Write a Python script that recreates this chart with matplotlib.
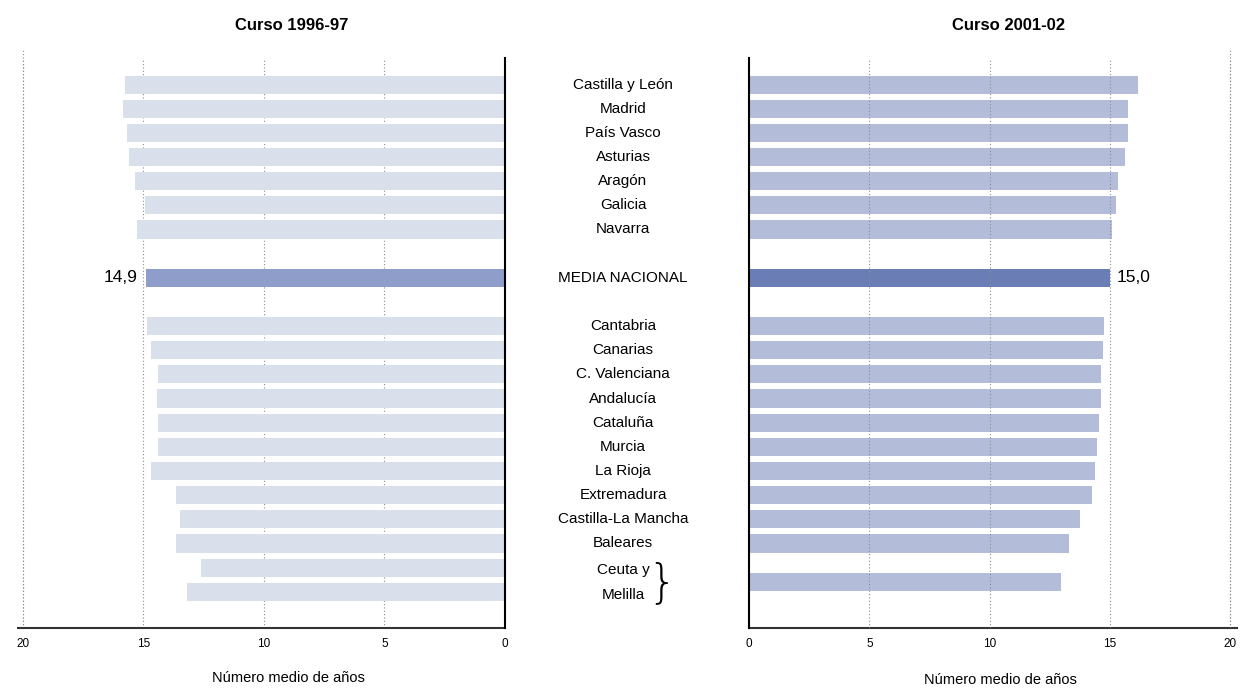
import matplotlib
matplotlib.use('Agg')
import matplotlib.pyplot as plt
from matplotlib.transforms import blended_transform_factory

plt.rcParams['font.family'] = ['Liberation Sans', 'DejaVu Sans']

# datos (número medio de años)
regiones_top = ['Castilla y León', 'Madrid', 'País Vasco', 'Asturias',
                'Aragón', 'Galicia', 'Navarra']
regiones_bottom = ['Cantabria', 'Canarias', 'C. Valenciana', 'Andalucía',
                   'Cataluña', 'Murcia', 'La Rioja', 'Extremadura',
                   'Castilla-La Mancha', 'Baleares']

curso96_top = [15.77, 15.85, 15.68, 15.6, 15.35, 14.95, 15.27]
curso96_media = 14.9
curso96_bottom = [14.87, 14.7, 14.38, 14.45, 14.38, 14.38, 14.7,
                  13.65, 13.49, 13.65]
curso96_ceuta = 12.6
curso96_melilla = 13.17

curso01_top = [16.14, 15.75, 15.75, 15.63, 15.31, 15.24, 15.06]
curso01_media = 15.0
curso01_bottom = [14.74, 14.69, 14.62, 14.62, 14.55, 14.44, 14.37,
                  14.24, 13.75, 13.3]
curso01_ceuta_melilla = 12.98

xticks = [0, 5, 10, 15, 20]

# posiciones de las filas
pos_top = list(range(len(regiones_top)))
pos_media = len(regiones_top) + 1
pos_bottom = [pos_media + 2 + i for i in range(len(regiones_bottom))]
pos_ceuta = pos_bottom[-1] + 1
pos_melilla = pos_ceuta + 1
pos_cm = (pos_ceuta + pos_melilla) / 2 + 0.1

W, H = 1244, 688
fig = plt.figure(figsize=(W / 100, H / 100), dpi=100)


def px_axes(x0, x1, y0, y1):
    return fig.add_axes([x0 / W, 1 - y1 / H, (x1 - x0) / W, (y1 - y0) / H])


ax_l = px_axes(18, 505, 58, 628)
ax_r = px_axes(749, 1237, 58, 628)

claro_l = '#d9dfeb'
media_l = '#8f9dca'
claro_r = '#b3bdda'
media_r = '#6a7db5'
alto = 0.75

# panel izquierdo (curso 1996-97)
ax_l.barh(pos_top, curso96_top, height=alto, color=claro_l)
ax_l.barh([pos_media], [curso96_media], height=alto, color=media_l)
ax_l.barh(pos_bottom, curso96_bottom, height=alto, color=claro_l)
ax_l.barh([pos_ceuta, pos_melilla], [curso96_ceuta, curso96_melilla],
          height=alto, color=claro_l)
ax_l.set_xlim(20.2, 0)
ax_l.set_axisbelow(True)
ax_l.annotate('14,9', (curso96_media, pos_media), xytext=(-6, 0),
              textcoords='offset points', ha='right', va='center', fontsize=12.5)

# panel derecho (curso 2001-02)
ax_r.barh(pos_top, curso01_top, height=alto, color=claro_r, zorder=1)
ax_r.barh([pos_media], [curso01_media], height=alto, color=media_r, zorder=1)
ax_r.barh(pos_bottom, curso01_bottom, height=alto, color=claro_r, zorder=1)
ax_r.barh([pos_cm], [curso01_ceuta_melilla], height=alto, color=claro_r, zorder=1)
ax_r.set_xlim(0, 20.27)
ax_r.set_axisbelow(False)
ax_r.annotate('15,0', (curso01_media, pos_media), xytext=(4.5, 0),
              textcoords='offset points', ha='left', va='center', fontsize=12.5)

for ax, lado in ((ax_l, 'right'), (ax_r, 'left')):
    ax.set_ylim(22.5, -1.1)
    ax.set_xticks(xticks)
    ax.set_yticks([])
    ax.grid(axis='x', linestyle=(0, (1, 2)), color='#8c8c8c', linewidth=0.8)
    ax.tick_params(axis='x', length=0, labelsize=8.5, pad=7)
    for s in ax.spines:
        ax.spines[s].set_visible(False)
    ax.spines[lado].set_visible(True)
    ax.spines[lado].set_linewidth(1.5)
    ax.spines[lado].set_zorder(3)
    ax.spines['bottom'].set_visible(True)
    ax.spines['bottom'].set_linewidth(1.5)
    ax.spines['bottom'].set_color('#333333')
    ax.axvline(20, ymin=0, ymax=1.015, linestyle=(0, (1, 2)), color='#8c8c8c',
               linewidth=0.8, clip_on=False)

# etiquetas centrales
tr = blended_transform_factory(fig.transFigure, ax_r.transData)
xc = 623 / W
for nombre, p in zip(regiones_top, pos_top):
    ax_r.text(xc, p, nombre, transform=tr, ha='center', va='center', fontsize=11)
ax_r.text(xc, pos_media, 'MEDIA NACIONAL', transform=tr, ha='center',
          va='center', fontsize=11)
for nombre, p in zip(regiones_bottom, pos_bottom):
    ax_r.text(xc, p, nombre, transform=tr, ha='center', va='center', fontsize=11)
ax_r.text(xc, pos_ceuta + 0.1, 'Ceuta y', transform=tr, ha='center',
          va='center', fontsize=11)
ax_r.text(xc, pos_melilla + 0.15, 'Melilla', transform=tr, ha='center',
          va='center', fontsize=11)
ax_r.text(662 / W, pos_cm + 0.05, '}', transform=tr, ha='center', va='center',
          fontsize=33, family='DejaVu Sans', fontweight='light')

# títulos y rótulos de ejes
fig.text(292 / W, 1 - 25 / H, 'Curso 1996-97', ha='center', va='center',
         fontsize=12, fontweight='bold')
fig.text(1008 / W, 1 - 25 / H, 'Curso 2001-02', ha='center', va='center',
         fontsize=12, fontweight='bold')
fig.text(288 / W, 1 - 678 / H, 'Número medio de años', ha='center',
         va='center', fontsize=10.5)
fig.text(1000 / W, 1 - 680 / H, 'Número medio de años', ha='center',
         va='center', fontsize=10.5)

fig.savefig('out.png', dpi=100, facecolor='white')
========================================
Make an exact copy of the lines from the top of the material through the line with "xticks = [0, 5, 10, 15, 20]", pictures excluded.

Write a Python script that recreates this chart with matplotlib.
import matplotlib
matplotlib.use('Agg')
import matplotlib.pyplot as plt
from matplotlib.transforms import blended_transform_factory

plt.rcParams['font.family'] = ['Liberation Sans', 'DejaVu Sans']

# datos (número medio de años)
regiones_top = ['Castilla y León', 'Madrid', 'País Vasco', 'Asturias',
                'Aragón', 'Galicia', 'Navarra']
regiones_bottom = ['Cantabria', 'Canarias', 'C. Valenciana', 'Andalucía',
                   'Cataluña', 'Murcia', 'La Rioja', 'Extremadura',
                   'Castilla-La Mancha', 'Baleares']

curso96_top = [15.77, 15.85, 15.68, 15.6, 15.35, 14.95, 15.27]
curso96_media = 14.9
curso96_bottom = [14.87, 14.7, 14.38, 14.45, 14.38, 14.38, 14.7,
                  13.65, 13.49, 13.65]
curso96_ceuta = 12.6
curso96_melilla = 13.17

curso01_top = [16.14, 15.75, 15.75, 15.63, 15.31, 15.24, 15.06]
curso01_media = 15.0
curso01_bottom = [14.74, 14.69, 14.62, 14.62, 14.55, 14.44, 14.37,
                  14.24, 13.75, 13.3]
curso01_ceuta_melilla = 12.98

xticks = [0, 5, 10, 15, 20]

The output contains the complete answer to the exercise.